The author of a statewide data privacy bill on Wednesday said Indiana residents can’t wait for Congress to enact federal data protections.
Sen. Liz Brown’s bill would let anyone demand a copy of the data a company is keeping on them and even order the company to delete their data and stop tracking them. Brown, a Fort Wayne Republican, said she wants consumer data to be protected while still allowing businesses to function.
“What we landed on is really workable. Everyone understands it. It’s easy for the consumer to understand, it’s easy for the AG’s (attorney general’s) office to enforce, and it’s easy for the businesses to comply with. And that’s the key,” she said.
The European Union adopted data privacy standards in 2018. The United States has yet to adopt its own. A bill in Congress to do so has sat on a House calendar since the end of last year, though a subcommittee held a hearing on it at the beginning of this month. In the meantime, California, Colorado, Connecticut, Utah and Virginia have adopted their own, state-level standards. Brown said she and lawmakers in other states have based their legislation off of Virginia’s in an effort to create a de facto national standard.
The bill has strong bipartisan support. It passed the Senate unanimously in early February. Rep. Carey Hamilton, D-Indianapolis, is one of the bill’s House sponsors. She said state governments could pressure Congress to pass a national law by enacting their own regulations.
“I think Hoosiers know that every day when they go online and make purchases, they’re giving their personal data away, and we’re all getting more and more nervous about how that data is being used,” she said. “And they should be nervous. There are thousands of points of data being collected and that’s a risk.”
The House Judiciary Committee took testimony on Brown’s bill early Wednesday morning but did not vote on it. Rep. Matt Lehman, R-Bremen, told the panel he wants to see more comprehensive workarounds for doctors who already are subject to HIPAA regulations. Casey Cliffel, Deputy Attorney General for Data Privacy, said the Attorney General’s office wants lawmakers to add language dealing with data from personal devices and to allow the Attorney General’s office to provide guidance for companies on how to comply with privacy regulations.

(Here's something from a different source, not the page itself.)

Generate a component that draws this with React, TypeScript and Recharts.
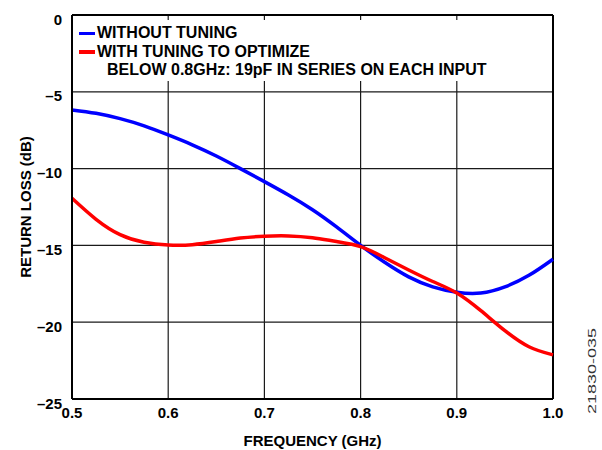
import React from 'react';
import {
  LineChart,
  Line,
  XAxis,
  YAxis,
  CartesianGrid,
  ReferenceLine,
  Legend,
  Label,
} from 'recharts';

// Frequency sample points (GHz)
const freq = [
  0.5, 0.525, 0.55, 0.575, 0.6, 0.625, 0.65, 0.675, 0.7, 0.725, 0.75,
  0.775, 0.8, 0.825, 0.85, 0.875, 0.9, 0.925, 0.95, 0.975, 1.0,
];

// Return loss (dB) without tuning
const withoutTuning = [
  -6.18, -6.4, -6.75, -7.22, -7.81, -8.45, -9.18, -10.0, -10.85, -11.72, -12.68,
  -13.8, -15.0, -16.1, -17.05, -17.7, -18.05, -18.1, -17.7, -16.95, -15.9,
];

// Return loss (dB) with tuning (19pF in series)
const withTuning = [
  -11.93, -13.3, -14.3, -14.8, -14.97, -14.95, -14.75, -14.52, -14.4, -14.38, -14.5,
  -14.75, -15.08, -15.8, -16.6, -17.35, -18.1, -19.25, -20.55, -21.6, -22.13,
];

const xTicks = [0.5, 0.6, 0.7, 0.8, 0.9, 1.0];
const yTicks = [-25, -20, -15, -10, -5, 0];
const legendOrder = ['without', 'with'];

const FONT = '"Liberation Sans", Arial, Helvetica, sans-serif';

const chartData = freq.map((f, i) => ({
  f,
  without: withoutTuning[i],
  with: withTuning[i],
}));

// y tick labels use a long dash for negatives
const YTick = ({ x, y, payload }: any) => {
  const v = payload.value;
  const label = v < 0 ? '\u2013' + Math.abs(v) : String(v);
  return (
    <text
      x={x}
      y={y}
      dy={4}
      textAnchor="end"
      dominantBaseline="central"
      fill="#000"
      fontSize={15}
      fontWeight={700}
      fontFamily={FONT}
    >
      {label}
    </text>
  );
};

const YTitle = () => (
  <text
    x={25}
    y={207}
    transform="rotate(-90, 25, 207)"
    textAnchor="middle"
    dominantBaseline="central"
    fill="#000"
    fontSize={15}
    fontWeight={700}
    fontFamily={FONT}
  >
    RETURN LOSS (dB)
  </text>
);

const ChartLegend = ({ payload }: any) => {
  if (!payload || !payload.length) return null;
  const items = [...payload].sort(
    (a: any, b: any) => legendOrder.indexOf(a.dataKey) - legendOrder.indexOf(b.dataKey)
  );
  const rowStyle: React.CSSProperties = {
    display: 'flex',
    alignItems: 'center',
    height: 18.5,
    lineHeight: '18.5px',
  };
  return (
    <div
      style={{
        background: '#fff',
        height: 61,
        paddingTop: 4,
        boxSizing: 'border-box',
        fontFamily: FONT,
        fontWeight: 700,
        fontSize: 16,
        color: '#000',
        whiteSpace: 'nowrap',
      }}
    >
      {items.map((p: any) => (
        <div key={p.value} style={rowStyle}>
          <div style={{ width: 16, height: 3.5, background: p.color, marginLeft: 4, marginRight: 2 }} />
          <span>{p.value}</span>
        </div>
      ))}
      <div style={{ ...rowStyle, paddingLeft: 32 }}>
        BELOW 0.8GHz: 19pF IN SERIES ON EACH INPUT
      </div>
    </div>
  );
};

export default function App() {
  return (
    <div
      style={{
        position: 'absolute',
        left: 0,
        top: 0,
        width: 602,
        height: 450,
        background: '#fff',
      }}
    >
      <LineChart
        width={602}
        height={450}
        data={chartData}
        margin={{ top: 15, right: 49, left: 0, bottom: 0 }}
      >
        <CartesianGrid stroke="#1a1a1a" strokeWidth={1.2} />
        <XAxis
          dataKey="f"
          type="number"
          domain={[0.5, 1.0]}
          ticks={xTicks}
          interval={0}
          tickFormatter={(v: number) => v.toFixed(1)}
          height={51}
          tickLine={false}
          axisLine={{ stroke: '#000', strokeWidth: 2 }}
          tick={{ fill: '#000', fontSize: 15, fontWeight: 700, fontFamily: FONT }}
        >
          <Label
            value="FREQUENCY (GHz)"
            position="insideBottom"
            offset={4}
            style={{ fill: '#000', fontSize: 15, fontWeight: 700, fontFamily: FONT }}
          />
        </XAxis>
        <YAxis
          type="number"
          domain={[-25, 0]}
          ticks={yTicks}
          interval={0}
          width={72}
          tickLine={false}
          tickMargin={4}
          axisLine={{ stroke: '#000', strokeWidth: 2 }}
          tick={<YTick />}
        >
          <Label content={<YTitle />} />
        </YAxis>
        <ReferenceLine y={0} stroke="#000" strokeWidth={2} />
        <ReferenceLine x={1.0} stroke="#000" strokeWidth={2} />
        <Legend
          layout="horizontal"
          verticalAlign="middle"
          align="center"
          wrapperStyle={{ top: 20, left: 75, width: 415, height: 61 }}
          content={<ChartLegend />}
        />
        <Line
          type="natural"
          dataKey="without"
          name="WITHOUT TUNING"
          stroke="#0000ff"
          strokeWidth={3.5}
          dot={false}
          activeDot={false}
          isAnimationActive={false}
        />
        <Line
          type="natural"
          dataKey="with"
          name="WITH TUNING TO OPTIMIZE"
          stroke="#ff0000"
          strokeWidth={3.5}
          dot={false}
          activeDot={false}
          isAnimationActive={false}
        />
      </LineChart>
      <svg
        width={602}
        height={450}
        style={{ position: 'absolute', left: 0, top: 0, pointerEvents: 'none' }}
      >
        <text
          transform="translate(596, 371) rotate(-90)"
          textAnchor="middle"
          textLength={86}
          lengthAdjust="spacingAndGlyphs"
          fontFamily={FONT}
          fontSize={11}
          fill="#333"
        >
          21830-035
        </text>
      </svg>
    </div>
  );
}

Brown said she has been working closely with Lehman and the Attorney General’s office on their concerns. She said she’s not sure her bill will be able to address all of the concerns lawmakers might have.
“My concern with government is we’re never going to be ahead of technology,” she said. “We have to make sure that we have guardrails in place that businesses protect their data but at the same time we’re not so restrictive that they can’t implement and advance.”